Fifteen-year-old Evelyn Serrano sees herself as an ordinary girl living in El Barrio, Spanish Harlem, in 1969. She has just started a new job in a department store and is proud of her ability to earn money for herself and to help her family. Then a flamboyant stranger comes to town—her grandmother, whom she barely knows, and who does not get along at all with Evelyn’s solid, self-sacrificing mother. Evelyn learns that, decades ago on the island, her grandmother left her mother to live with relatives while she got involved with the Puerto Rican nationalist movement. 

Conflict between grandmother and mother boils over when Evelyn’s grandmother helps the Young Lords Party as they try to organize the neighborhood and obtain meeting space from the First Spanish United Methodist Church that the family attends. These efforts culminate in the historic takeover of the church in December 1969, an event in which Evelyn, grandmother, and even her mother participate.

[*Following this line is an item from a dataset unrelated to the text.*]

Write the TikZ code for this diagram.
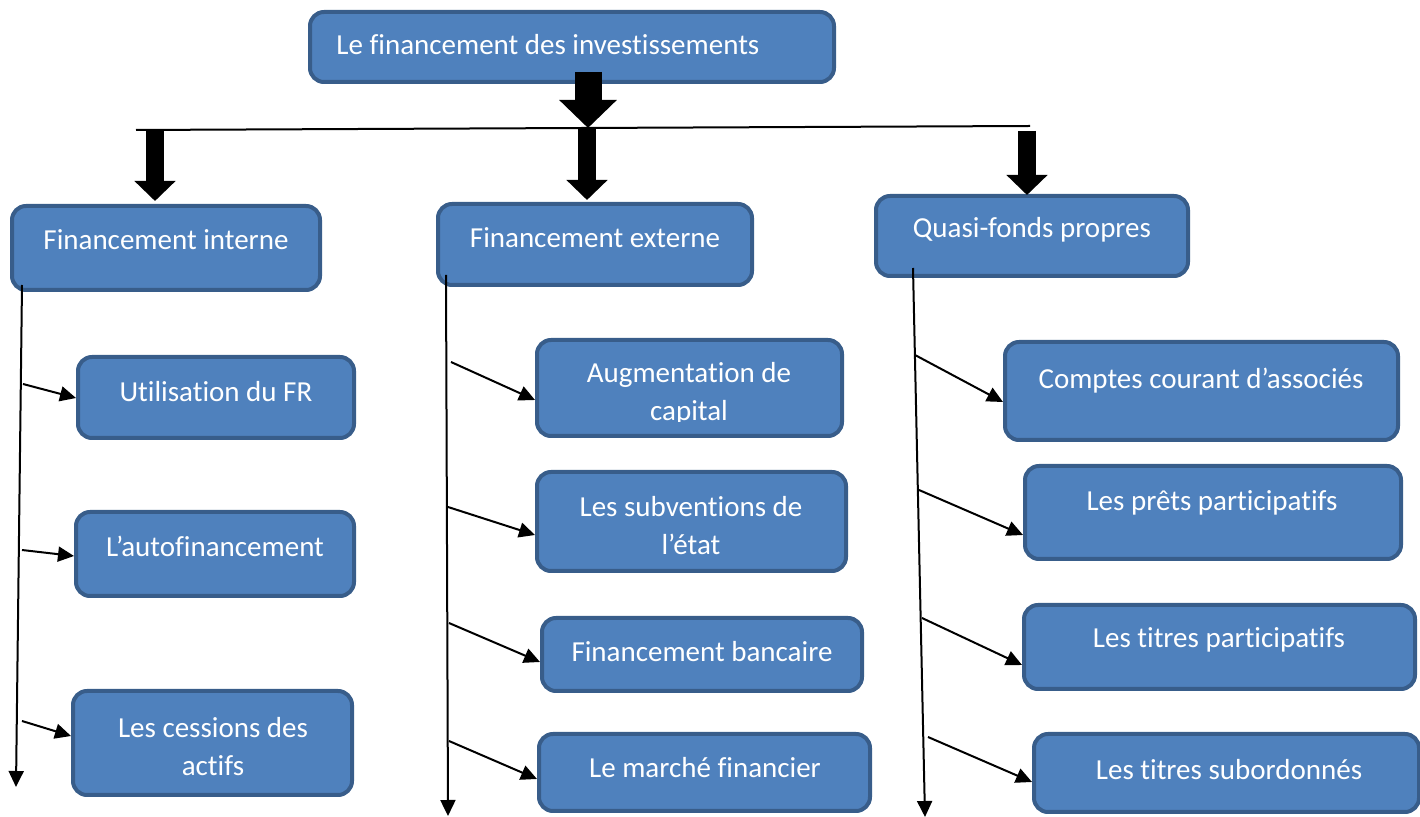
\documentclass[tikz,border=0pt]{standalone}
\usepackage{fontspec}
\setmainfont[Ligatures={NoCommon,NoContextual}]{Carlito}
\usetikzlibrary{arrows.meta,calc}
\definecolor{boxfill}{HTML}{4F81BD}
\definecolor{boxline}{HTML}{385D8A}
\newcommand{\mkbox}[5]{%
  \node[box, minimum width={(#4-#2-4)*0.5pt}, minimum height={(#5-#3-4)*0.5pt}]
    (#1) at ({(#2+#4)/2},{(#3+#5)/2}) {};}
\begin{document}
\begin{tikzpicture}[x=0.5pt,y=-0.5pt,
  box/.style={draw=boxline, fill=boxfill, line width=2pt, rounded corners=7pt, inner sep=0pt},
  lbl/.style={text=white, font=\fontsize{14.5}{19}\selectfont, align=center, inner sep=0pt},
  bigarrow/.style={line width=13.5pt, -{Triangle[length=14pt,width=28pt]}},
  medarrow/.style={line width=9pt, -{Triangle[length=10pt,width=20pt]}},
  thinarrow/.style={line width=1pt, -{Triangle[length=8pt,width=7.5pt]}}]
\useasboundingbox (0,0) rectangle (1420,817);

% boxes
\mkbox{top}{308}{10}{836}{84}
\mkbox{fi}{10}{204}{322}{292}
\mkbox{fe}{436}{202}{754}{287}
\mkbox{qfp}{874}{194}{1190}{278}
\mkbox{ufr}{76}{355}{356}{440}
\mkbox{auto}{74}{510}{356}{598}
\mkbox{ces}{71}{689}{354}{797}
\mkbox{aug}{535}{338}{844}{438}
\mkbox{sub}{535}{470}{848}{573}
\mkbox{fb}{540}{616}{864}{693}
\mkbox{lmf}{537}{732}{872}{813}
\mkbox{cca}{1003}{340}{1400}{442}
\mkbox{lpp}{1023}{464}{1403}{561}
\mkbox{ltp}{1022}{603}{1417}{691}
\mkbox{lts}{1032}{732}{1421}{814}

% texts
\node[lbl, anchor=west] (top-t) at (336,45) {Le financement des investissements};
\node[lbl] (fi-t) at (166,240) {Financement interne};
\node[lbl] (fe-t) at (595,238) {Financement externe};
\node[lbl] (qfp-t) at (1032,230) {Quasi-fonds propres};
\node[lbl] (ufr-t) at (216,392) {Utilisation du FR};
\node[lbl] (auto-t) at (215,546) {L’autofinancement};
\node[lbl] (ces-t) at (213,747) {Les cessions des\\actifs};
\begin{scope}
  \clip (535,338) rectangle (844,422);
  \node[lbl] (aug-t) at (689,394) {Augmentation de\\capital};
\end{scope}
\node[lbl] (sub-t) at (691,526) {Les subventions de\\l’état};
\node[lbl] (fb-t) at (702,652) {Financement bancaire};
\node[lbl] (lmf-t) at (705,768) {Le marché financier};
\node[lbl] (cca-t) at (1201,381) {Comptes courant d’associés};
\node[lbl] (lpp-t) at (1212,503) {Les prêts participatifs};
\node[lbl] (ltp-t) at (1219,640) {Les titres participatifs};
\node[lbl] (lts-t) at (1229,770) {Les titres subordonnés};

% horizontal distribution line
\coordinate (hl) at (136,130);
\coordinate (hr) at (1030,126);
\draw[line width=1pt] (hl) -- (hr);

% block arrows
\coordinate (a0s) at (588,72);
\coordinate (a0e) at (588,128);
\draw[bigarrow] (a0s) -- (a0e);
\coordinate (a1s) at (155,131);
\draw[medarrow] (a1s) -- (155,201);
\coordinate (a2s) at (587,128);
\draw[medarrow] (a2s) -- (587,200);
\coordinate (a3s) at (1027,131);
\draw[medarrow] (a3s) -- (1027,195);

% trunks
\coordinate (t1s) at (22,285);
\coordinate (t1e) at (16,787);
\draw[thinarrow] (t1s) -- (t1e);
\coordinate (t2s) at (446,275);
\coordinate (t2e) at (448,816);
\draw[thinarrow] (t2s) -- (t2e);
\coordinate (t3s) at (913,268);
\coordinate (t3e) at (925,817);
\draw[thinarrow] (t3s) -- (t3e);

% branches
\draw[thinarrow] (23,384) -- (ufr.west |- 0,398);
\draw[thinarrow] (22,550) -- (auto.west |- 0,556);
\draw[thinarrow] (22,721) -- (ces.west |- 0,736);

\draw[thinarrow] (451,362) -- (aug.west |- 0,400);
\draw[thinarrow] (448,507) -- (sub.west |- 0,535);
\draw[thinarrow] (449,623) -- (fb.west |- 0,662);
\draw[thinarrow] (449,741) -- (lmf.west |- 0,779);

\draw[thinarrow] (915,355) -- (cca.west |- 0,402);
\draw[thinarrow] (919,490) -- (lpp.west |- 0,535);
\draw[thinarrow] (922,618) -- (ltp.west |- 0,665);
\draw[thinarrow] (928,737) -- (lts.west |- 0,782);
\end{tikzpicture}
\end{document}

Sonia Manzano, best known for her portrayal of Maria on the PBS children’s series, “Sesame Street,” offers an engaging look at a key historical event of the civil rights movement through the lens of mother-daughter tensions that span generations. The rebellious grandmother and conservative mother turn the generational stereotype upside down and allow Manzano to give readers a window into Puerto Rico’s history and the at-times violent nationalist struggles of the mid-twentieth century. The focus, however, remains on the spunky protagonist, her family, and her community at a time of renewed conflict that in the end changes and empowers Evelyn both on a personal level and in relation to the world around her. Recommended.